Nós não tivemos uma vitória eleitoral expressiva no campo da esquerda, tivemos o Edmilson em Belém que é uma vitória extraordinária para o PSOL e para a esquerda, outras vitórias pontuais. Mas, a vitória política e moral, quem conseguiu apontar para um movimento que, embora não tenha tido força ainda para ganhar eleitoralmente, tem a possibilidade de vitórias futuras e de construção de um novo ciclo, de construção de um novo campo, quem fez isso fomos nós.

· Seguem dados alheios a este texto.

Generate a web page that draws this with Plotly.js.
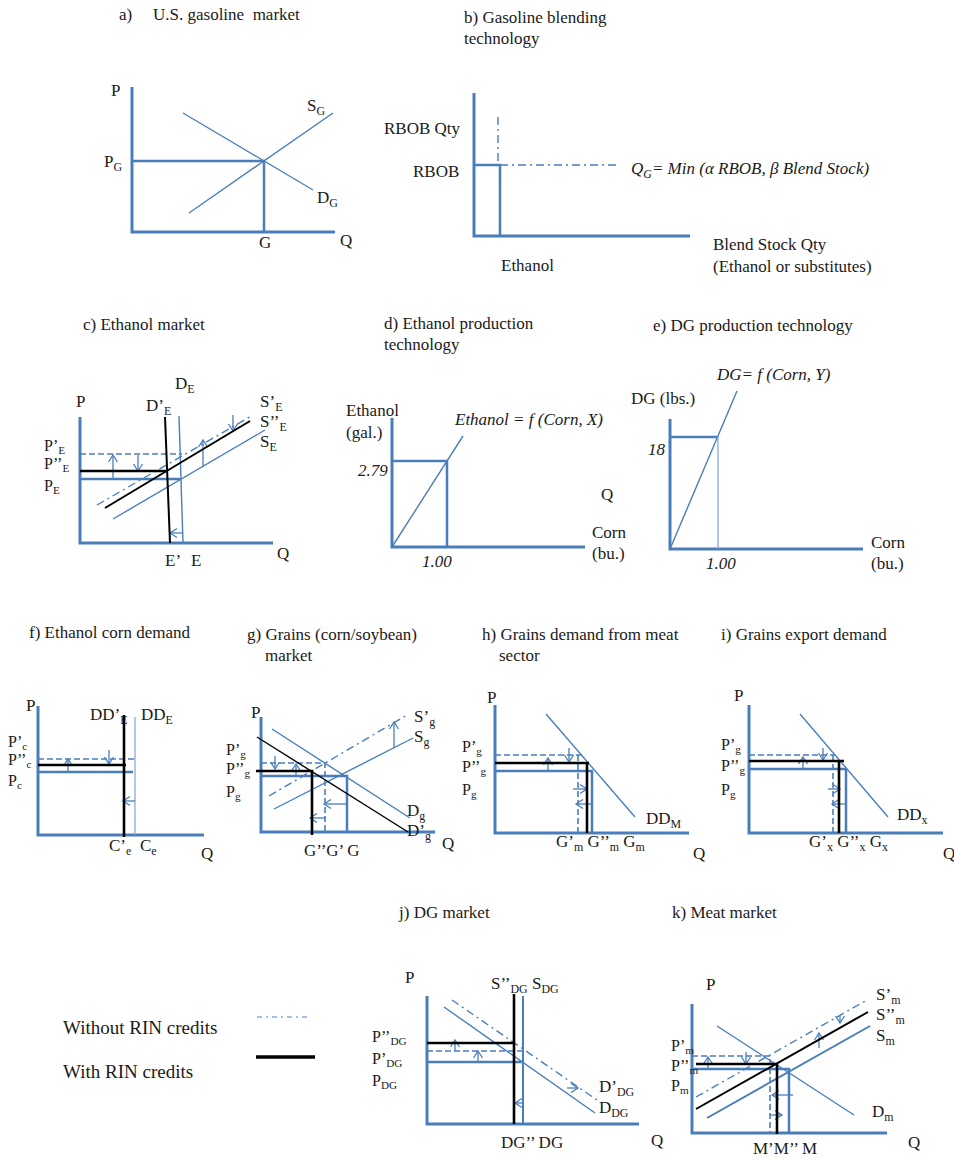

Aliás, a nossa capacidade de movimentar a juventude é uma expressão clara disso. A pesquisa às vésperas da eleição mostrava a gente com 65% entre jovens aqui em São Paulo. Envolver, mobilizar e engajar a juventude para acreditar novamente na política como ferramenta de transformação, isso é um sinal de futuro muito forte, é o sinal de uma nova geração de esquerda surgindo com capacidade de quebrar barreiras, de voltar a dialogar com os jovens, de voltar a dialogar com a periferia, de disputar as redes sociais de igual para igual com a máquina bolsonarista. Nós fizemos isso nessa eleição. Eu acho que a gente plantou uma semente muito forte que vai florescer, é uma questão de tempo. Por isso que eu vejo que apesar da gente não ter tido tantas vitórias nas urnas, nós tivemos uma inquestionável vitória política nesse campo.